Why is this law included in the part of the Hebrew scripture allegedly written by Moses himself?  It seems unlikely that wives were interfering in fights by groping their husbands assailants so frequently that this prohibition and its consequences deserved a spot in the last book of the Pentateuch.

But if the law is meant to have a broader application, is it at all conceivable that it can be extracted from the text?  I’ve written enough literary papers in college to know that, although it’s possible to use a text as a springboard to many interesting ideas (talk to me about Sweeney Todd and the range of responses to living in a Fallen world sometime), there’s no guarantee your discovery bears any relation to authorial intent.

I could read Talmudic discussion on the passage, but I’d have no heuristic to tell truth from falsehood.  In fact, I did a little googling, and found two sources that claimed this passage is one of only two laws in the Torah that requires the wrongdoer be maimed.  That’s interesting and points to some kind of significance, but I have no idea what it could be.

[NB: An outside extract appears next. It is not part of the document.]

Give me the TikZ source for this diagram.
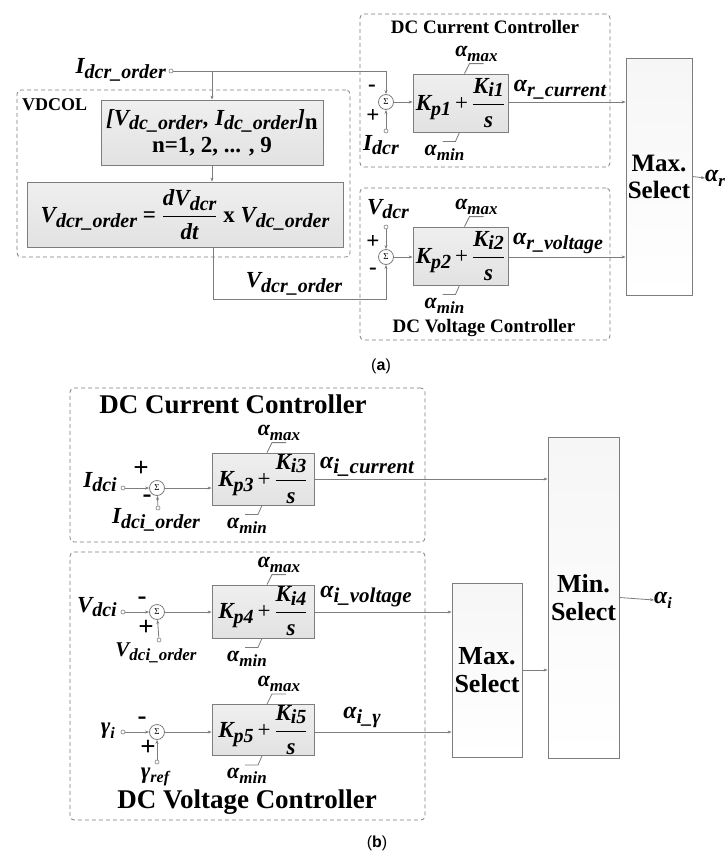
\documentclass[tikz,border=0pt]{standalone}
\usepackage{fontspec}
\setmainfont{Liberation Serif}
\setsansfont{Liberation Sans}
\usepackage{amsmath}
\usetikzlibrary{arrows.meta, positioning}

\definecolor{wiregray}{RGB}{125,125,125}
\definecolor{blockgray}{RGB}{226,226,226}
\definecolor{selgray}{RGB}{246,246,246}

% signal name with lowered subscript
\newcommand{\sig}[3][20]{\textbf{\textit{#2}}\raisebox{-0.45ex}{\fontsize{#1}{#1}\selectfont\bfseries\itshape #3}}
% angle name
\newcommand{\ang}[3][20]{{\fontsize{24}{26}\selectfont\bfseries\itshape #2}\raisebox{-0.45ex}{\fontsize{#1}{#1}\selectfont\bfseries\itshape #3}}
% limiter value
\newcommand{\alimit}[1]{{\fontsize{22}{22}\selectfont\bfseries\itshape α}\raisebox{-0.45ex}{\fontsize{17}{17}\selectfont\bfseries\itshape #1}}
% PI transfer function
\newcommand{\pictl}[2]{\sig{K}{p#1}\,{\mdseries\upshape +}\,$\dfrac{\text{\textbf{\textit{K}}\raisebox{-0.3ex}{\fontsize{20}{20}\selectfont\bfseries\itshape i#2}}}{\text{\bfseries\itshape s}}$}

\begin{document}
\begin{tikzpicture}[x=1pt, y=-1pt,
    wire/.style={draw=wiregray, line width=0.8pt},
    arr/.style={wire, -{Stealth[length=4pt, width=3pt]}},
    lbl/.style={font=\fontsize{23}{25}\selectfont\bfseries\itshape, inner sep=0pt},
    alab/.style={font=\fontsize{24}{26}\selectfont, inner sep=0pt},
    sign/.style={font=\fontsize{23}{23}\selectfont\bfseries, inner sep=0pt},
    bsign/.style={font=\fontsize{27}{27}\selectfont\bfseries, inner sep=0pt},
    title/.style={font=\fontsize{19}{21}\selectfont\bfseries, inner sep=0pt},
    bigtitle/.style={font=\fontsize{27}{29}\selectfont\bfseries, inner sep=0pt},
    seltext/.style={font=\fontsize{26}{28}\selectfont\bfseries, align=center},
    dashbox/.style={draw=wiregray, line width=0.8pt, dash pattern=on 4pt off 3pt, rounded corners=4pt, inner sep=0pt},
    blk/.style={draw=wiregray, line width=0.8pt, top color=blockgray!55, bottom color=blockgray, inner sep=1pt, align=center, font=\fontsize{23}{28}\selectfont\bfseries\itshape},
    selbox/.style={draw=wiregray, line width=0.8pt, top color=selgray, bottom color=white, inner sep=0pt},
    sumnode/.style={circle, draw=wiregray, line width=0.8pt, fill=white, minimum size=15pt, inner sep=0pt, font=\fontsize{9}{9}\selectfont},
    term/.style={circle, draw=wiregray, line width=0.6pt, fill=white, minimum size=4pt, inner sep=0pt},
    capt/.style={font=\sffamily\fontsize{16}{18}\selectfont, inner sep=0pt}]
\useasboundingbox (0,0) rectangle (728,857);

% ---------------- (a) rectifier side ----------------
% VDCOL
\node[dashbox, minimum width=333, minimum height=167] (vdcol) at (183.5,173.5) {};
\node[title, font=\fontsize{18}{20}\selectfont\bfseries, anchor=north west] (vdcoltxt) at (22,98) {VDCOL};
\node[blk, minimum width=222, minimum height=65] (tbl) at (212,132.5)
    {[\sig{V}{dc\_order}\kern1pt, \sig{I}{dc\_order}]\raisebox{-0.4ex}{\upshape n}\\[-1pt] {\upshape n=1, 2, ... , 9}};
\node[blk, minimum width=316, minimum height=65] (frm) at (185,214.5)
    {\sig{V}{dcr\_order} {\upshape =} $\dfrac{\text{\sig{dV}{dcr}}}{\text{\bfseries\itshape dt}}$ {\upshape x} \sig{V}{dc\_order}};

\node[lbl, anchor=east] (Iolab) at (166,70) {\sig{I}{dcr\_order}};
\node[term] (tIo) at (171,71) {};

% DC current controller
\node[dashbox, minimum width=250, minimum height=153] (dcca) at (485,90.5) {};
\node[title] (dccatxt) at (485,27) {DC Current Controller};
\node[sumnode] (sum1) at (386,102) {Σ};
\node[sign] at (372,88) {-};
\node[sign] at (373,116) {+};
\node[term] (tIdcr) at (386,131) {};
\node[lbl] (Idcrlab) at (381,145) {\sig{I}{dcr}};
\node[blk, minimum width=95, minimum height=58] (pi1) at (460.5,103) {\pictl{1}{1}};
\node[alab] (arc) at (560,90) {\ang{α}{r\_current}};

% DC voltage controller
\node[dashbox, minimum width=250, minimum height=152] (dcva) at (485,264) {};
\node[title] (dcvatxt) at (484,328) {DC Voltage Controller};
\node[sumnode] (sum2) at (386,257) {Σ};
\node[sign] at (373,242) {+};
\node[sign] at (373,271) {-};
\node[term] (tVdcr) at (386,227) {};
\node[lbl] (Vdcrlab) at (388,209) {\sig{V}{dcr}};
\node[blk, minimum width=95, minimum height=58] (pi2) at (460.5,256) {\pictl{2}{2}};
\node[alab] (arv) at (558,243) {\ang{α}{r\_voltage}};
\node[lbl] (Vdolab) at (294,284) {\sig{V}{dcr\_order}};
\coordinate (bend) at (213,299);

% max select
\node[selbox, minimum width=66, minimum height=237] (maxa) at (659,176.5) {};
\node[seltext, font=\fontsize{25}{27}\selectfont\bfseries] at (maxa) {Max.\\Select};
\node[alab, anchor=west] (ar) at (705,178) {\ang[17]{α}{r}};

\draw[arr] (tIo) -| (sum1);
\draw[arr] (tbl.north |- tIo) -- (tbl.north);
\draw[arr] (tbl.south) -- (tbl.south |- frm.north);
\draw[arr] (frm.south -| bend) -- (bend) -| (sum2);
\draw[arr] (tIdcr) -- (sum1);
\draw[arr] (sum1) -- (sum1 -| pi1.west);
\draw[arr] (pi1.east |- sum1) -- (sum1 -| maxa.west);
\draw[arr] (tVdcr) -- (sum2);
\draw[arr] (sum2) -- (sum2 -| pi2.west);
\draw[arr] (pi2.east |- sum2) -- (sum2 -| maxa.west);
\draw[arr] (maxa.east) -- (ar.west);

\node[capt] at (381,366) {(\textbf{a})};

% ---------------- (b) inverter side ----------------
\node[dashbox, minimum width=355, minimum height=154] (dccb) at (247.5,465) {};
\node[bigtitle] (dccbtxt) at (233,404) {DC Current Controller};
\node[dashbox, minimum width=355, minimum height=268] (dcvb) at (247.5,686) {};
\node[bigtitle] (dcvbtxt) at (247,802) {DC Voltage Controller};

% current loop
\node[term] (tIdci) at (123,488) {};
\node[lbl, anchor=east] (Idcilab) at (117,482) {\sig{I}{dci}};
\node[sumnode] (sum3) at (157,488) {Σ};
\node[bsign] at (141,469) {+};
\node[bsign] at (147,499) {-};
\node[term] (tIdcio) at (158,508) {};
\node[lbl] (Idciolab) at (156,520) {\sig{I}{dci\_order}};
\node[blk, minimum width=102, minimum height=52] (pi3) at (263,479) {\pictl{3}{3}};
\node[alab] (aic) at (367,467) {\ang[21]{α}{i\_current}};

% voltage loop
\node[term] (tVdci) at (123,612) {};
\node[lbl, anchor=east] (Vdcilab) at (117,607) {\sig{V}{dci}};
\node[sumnode] (sum4) at (157,612) {Σ};
\node[bsign] at (142,601) {-};
\node[bsign] at (146,628) {+};
\node[term] (tVdcio) at (159,640) {};
\node[lbl, font=\fontsize{21}{23}\selectfont\bfseries\itshape] (Vdciolab) at (156,653) {\sig[17]{V}{dci\_order}};
\node[blk, minimum width=102, minimum height=53] (pi4) at (263,611.5) {\pictl{4}{4}};
\node[alab] (aiv) at (366,597) {\ang[21]{α}{i\_voltage}};

% extinction angle loop
\node[term] (tgam) at (123,732) {};
\node[lbl, anchor=east] (gamlab) at (115,731) {\sig[16]{γ}{i}};
\node[sumnode] (sum5) at (157,732) {Σ};
\node[bsign] at (142,721) {-};
\node[bsign] at (148,748) {+};
\node[term] (tgref) at (157,762) {};
\node[lbl] (greflab) at (155,777) {\sig[16]{γ}{ref}};
\node[blk, minimum width=102, minimum height=50] (pi5) at (263,730) {\pictl{5}{5}};
\node[alab] (aig) at (362,717) {\ang{α}{i\_γ}};

% selectors
\node[selbox, minimum width=70, minimum height=174] (maxb) at (487,670) {};
\node[seltext] at (maxb) {Max.\\Select};
\node[selbox, minimum width=71, minimum height=321] (minb) at (583.5,597.5) {};
\node[seltext] at (minb) {Min.\\Select};
\node[alab, anchor=west] (ai) at (654,600) {\ang[16]{α}{i}};

\draw[arr] (tIdci) -- (sum3);
\draw[arr] (tIdcio) -- (sum3);
\draw[arr] (sum3) -- (sum3 -| pi3.west);
\draw[arr] (pi3.east) -- (pi3.east -| minb.west);
\draw[arr] (tVdci) -- (sum4);
\draw[arr] (tVdcio) -- (sum4);
\draw[arr] (sum4) -- (sum4 -| pi4.west);
\draw[arr] (pi4.east |- sum4) -- (sum4 -| maxb.west);
\draw[arr] (tgam) -- (sum5);
\draw[arr] (tgref) -- (sum5);
\draw[arr] (sum5) -- (sum5 -| pi5.west);
\draw[arr] (pi5.east |- sum5) -- (sum5 -| maxb.west);
\draw[arr] (maxb.east) -- (maxb.east -| minb.west);
\draw[arr] (minb.east) -- (ai.west);

% limiter marks on every PI block
\foreach \p in {pi1,pi2,pi3,pi4,pi5} {
  \draw[wire] ([xshift=4pt]\p.north) -- ++(5,-10) -- ++(14,0);
  \draw[wire] ([xshift=-1pt]\p.south) -- ++(-4,9) -- ++(-13,0);
  \node[alab] at ([shift={(16,-20)}]\p.north) {\alimit{max}};
  \node[alab] at ([shift={(-16,20)}]\p.south) {\alimit{min}};
}

\node[capt] at (377,843) {(\textbf{b})};
\end{tikzpicture}
\end{document}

I’d be interested in exegesis from anyone who knows the Torah well, but I’d also be interested in Christian perspectives on this kind of biblical mystery.  Reading through the Bible has tended to decrease the probability I assign to the the likelihood the Christianity is true.  The Old Testament frequently seems picayune, disjointed, or just plain amoral.  It’s extremely hard for me to reconcile that with any idea of revelation.